World-renowned archeologist and Dachshund breeder and fancier Iris Love dies

World-renowned archeologist and equally famous Dachshund breeder and fancier Iris Love passed away recently in New York City. She was 87.

In a sport filled with larger-than-life figures, Love moved in circles almost as rarified as the ancient gods and goddesses to whose study she devoted her life.

In her 30s, she became a household name among archeologists, finding the long-lost Temple of Aphrodite on the Turkish island of Knidos on the same day in 1969 that astronaut Neil Armstrong took his first steps on the moon.

Love’s involvement in the dog world reached equally lofty heights in 2010 and 2012, when the Pekingese she co-owned, Ch. Palacegarden Malachy, was piloted by David Fitzpatrick to Best in Show at Morris & Essex and Westminster, respectively. Love was also the co-owner of the nation’s current number-one dog, the young Peke Ch. Pequest Wasabi, who won the AKC National Championship in December from the classes.

Born during the Depression into enviable wealth – her father was a descendent of British explorer Captain James Cook and American founding father Alexander Hamilton, while her mother’s pedigree led back to the Guggenheims – Love knew everyone who was anyone, from rock star Mick Jagger to fellow heiress Brooke Astor to pop artist Andy Warhol, who mentioned her in his diaries no fewer than nine times. Love’s Dachshund-studded soirees at Central Park’s Tavern on the Green with longtime romantic partner and gossip columnist Liz Smith were the must-have invite during Westminster week for many years.

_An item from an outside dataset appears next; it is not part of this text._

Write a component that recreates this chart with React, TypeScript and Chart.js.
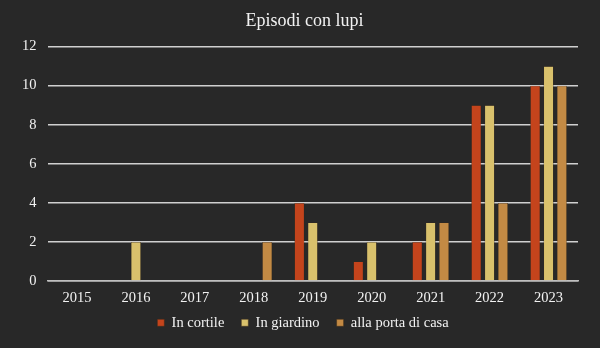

Love grew up with dogs, including a dozen Skye Terriers, as her father’s family came from that blustery Scottish isle. When her mother adopted a Dachshund that the family named Baron Heinrich Schultz von Kraut, Love told an interviewer that she could not understand why “Mummy” was so taken with such a “strange-looking” and “from an engineering standpoint … almost impossible” breed. But once Love met the four-legged Baron, “it took exactly twenty minutes for [him] to totally enchant me, and I have been a Dachshund fancier ever since."

Love’s fascination with the palace-guarding Pekingese breed was also understandable, given her upbringing: Her parents, who met on a boat trip to China, filled their Park Avenue home with Asian antiquities, including a table on which Love ate her meals that was fashioned from a screen from Beijing’s imperial Summer Palace.

Like the classical deities that so impassioned her, Love found dogs to be deep reflections of our very human selves.

“I think that dogs can be our spiritual guides in this life,” she told The New York Times in 2012. “Of all the animals in the world, they became the companions of man. They teach us about love.”